Jesus did not suffer from identity crisis, nor was he “image conscious,” as many of our politicians and movie stars are. When he asked his disciples, “Who do people say that the Son of Man is?” he was not conducting a survey or a popularity poll. He knew well enough what people thought of him. It was his way of striking a conversation with his disciples. His real interest was in their answer to his second question, “Who do you say that I am?” Today’s gospel passage is part of the private instruction, which Jesus imparted to his disciples in order to reveal himself to them–and to them alone. Hence the injunction to strictly tell no one that he was the Christ.
What people were saying about Jesus was not bad at all; in fact it was very good. He was mistaken for great and holy people: John the Baptist, Elijah, Jeremiah or one of the prophets. (Of course, the apostles did not tell Jesus the negative things some people were saying about or against him; for instance, that he was out of his mind; that he was a glutton, a drunkard, and a friend of tax collectors and sinners; that he was possessed by Beelzebul, etc.). The people’s regard for Jesus, as told by the apostles, high as it was, ran short from reality: Jesus is much, much more than John the Baptist, Elijah, Jeremiah or any of the prophets.
Jesus then asked his apostles the same question: “Who do you say that I am?” Now it was Peter, inspired by the Spirit, who gave the right answer: “YOU ARE THE CHRIST, THE SON OF THE LIVING GOD.” Notice how, to the first question, all the apostles answered; but to the second, more personal question, only one did. It is always easier to talk about what others say and do than to talk about oneself.
Peter was richly rewarded for his right answer. This was definitely Peter’s finest moment: 1) He was praised and blessed by Jesus. 2) He was given a new name, signifying a new role or mission; before he was Simon, now he is Peter, meaning Rock—upon which Jesus will build his Church. 3) He was given the keys to the kingdom of heaven, that is, the power to govern the Church and the authority to bind and to loose, namely, to declare what is right and what is wrong, what is allowed and what is forbidden. This is called the Magisterium of the Church, now exercised by the successor of Peter, in the spirit of service to the flock. Awesome powers given to a man—a simple fisherman at that! But then, the vigor of the Church comes, not from the strength or talent of Peter and his successors, but from Jesus’ firm promise: “The gates of the netherworld shall not prevail against it.”

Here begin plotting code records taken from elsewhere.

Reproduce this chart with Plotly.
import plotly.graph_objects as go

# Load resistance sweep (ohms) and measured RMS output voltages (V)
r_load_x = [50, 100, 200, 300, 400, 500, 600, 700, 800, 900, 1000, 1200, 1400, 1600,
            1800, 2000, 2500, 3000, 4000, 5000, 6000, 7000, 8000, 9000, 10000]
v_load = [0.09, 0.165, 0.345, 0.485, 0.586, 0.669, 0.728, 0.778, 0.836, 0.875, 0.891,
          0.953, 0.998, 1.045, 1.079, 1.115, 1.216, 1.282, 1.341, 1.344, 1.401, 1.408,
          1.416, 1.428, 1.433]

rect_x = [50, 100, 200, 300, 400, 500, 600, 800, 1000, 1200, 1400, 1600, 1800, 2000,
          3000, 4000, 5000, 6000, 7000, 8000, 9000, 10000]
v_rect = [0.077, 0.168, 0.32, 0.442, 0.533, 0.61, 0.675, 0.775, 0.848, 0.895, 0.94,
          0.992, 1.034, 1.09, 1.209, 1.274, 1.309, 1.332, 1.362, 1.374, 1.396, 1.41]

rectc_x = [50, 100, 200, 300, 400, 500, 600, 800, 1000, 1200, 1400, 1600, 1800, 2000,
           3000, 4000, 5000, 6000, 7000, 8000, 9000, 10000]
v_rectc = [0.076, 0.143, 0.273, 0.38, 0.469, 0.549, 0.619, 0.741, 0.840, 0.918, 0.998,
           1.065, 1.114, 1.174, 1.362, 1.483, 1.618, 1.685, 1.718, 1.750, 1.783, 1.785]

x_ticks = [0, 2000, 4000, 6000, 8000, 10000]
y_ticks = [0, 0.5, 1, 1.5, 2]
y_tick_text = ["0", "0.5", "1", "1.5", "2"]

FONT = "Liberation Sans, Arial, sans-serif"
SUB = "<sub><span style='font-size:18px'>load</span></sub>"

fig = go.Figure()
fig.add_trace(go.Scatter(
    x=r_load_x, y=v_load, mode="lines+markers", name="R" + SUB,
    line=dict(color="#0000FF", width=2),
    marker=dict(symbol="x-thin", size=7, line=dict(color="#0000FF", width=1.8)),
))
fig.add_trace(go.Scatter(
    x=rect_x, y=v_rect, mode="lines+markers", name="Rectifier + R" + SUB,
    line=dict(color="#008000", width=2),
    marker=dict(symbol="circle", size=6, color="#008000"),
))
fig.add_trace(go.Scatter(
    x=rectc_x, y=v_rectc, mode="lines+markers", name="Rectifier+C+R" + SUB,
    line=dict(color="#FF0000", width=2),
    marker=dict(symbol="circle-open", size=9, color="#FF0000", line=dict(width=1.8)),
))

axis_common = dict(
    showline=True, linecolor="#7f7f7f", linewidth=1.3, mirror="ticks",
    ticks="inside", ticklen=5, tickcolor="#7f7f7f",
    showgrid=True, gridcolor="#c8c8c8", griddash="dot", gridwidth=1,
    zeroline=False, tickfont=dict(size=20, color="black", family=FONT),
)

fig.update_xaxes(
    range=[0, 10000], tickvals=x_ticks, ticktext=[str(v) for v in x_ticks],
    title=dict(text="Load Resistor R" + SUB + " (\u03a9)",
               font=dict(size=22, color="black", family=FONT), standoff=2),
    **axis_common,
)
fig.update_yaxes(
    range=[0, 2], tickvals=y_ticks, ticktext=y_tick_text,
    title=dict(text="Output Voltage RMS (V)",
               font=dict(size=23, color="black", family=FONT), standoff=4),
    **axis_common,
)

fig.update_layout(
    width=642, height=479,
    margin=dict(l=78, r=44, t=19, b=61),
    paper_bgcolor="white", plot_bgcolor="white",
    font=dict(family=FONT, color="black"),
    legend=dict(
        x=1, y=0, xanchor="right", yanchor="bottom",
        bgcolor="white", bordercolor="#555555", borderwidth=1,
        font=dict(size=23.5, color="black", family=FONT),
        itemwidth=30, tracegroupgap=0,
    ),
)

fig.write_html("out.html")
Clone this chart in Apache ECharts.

Today, Jesus’ question is addressed to each one of us: “Who do you say that I am?” Who indeed is Jesus for me? What role does he play in my life, in my plans, in my decisions? What kind of relationship do I have with him? Do I relate to him as my Big Boss, my Lord, my King? Or do I rather relate with him as my Brother, my Friend, my Confidant?
The kind of answer we give to these questions is important; it may even determine the kind of spiritual life we live. If Jesus is for us an authority figure, then chances are that our Christian and spiritual life will be marked by respect, submission and fear. (One of the saddest things is to see very old people, who have been attending Mass and receiving the sacraments regularly for decades, being now tormented by the fear of hell.) However, if Jesus is my Brother, my Friend and my Confidant, then my spiritual life will be marked by joyful love. I will go to Mass, Sunday or no Sunday; obligation or no obligation. I will go even daily, if possible, because I enjoy being with my Brother and my Friend, talking and listening to him.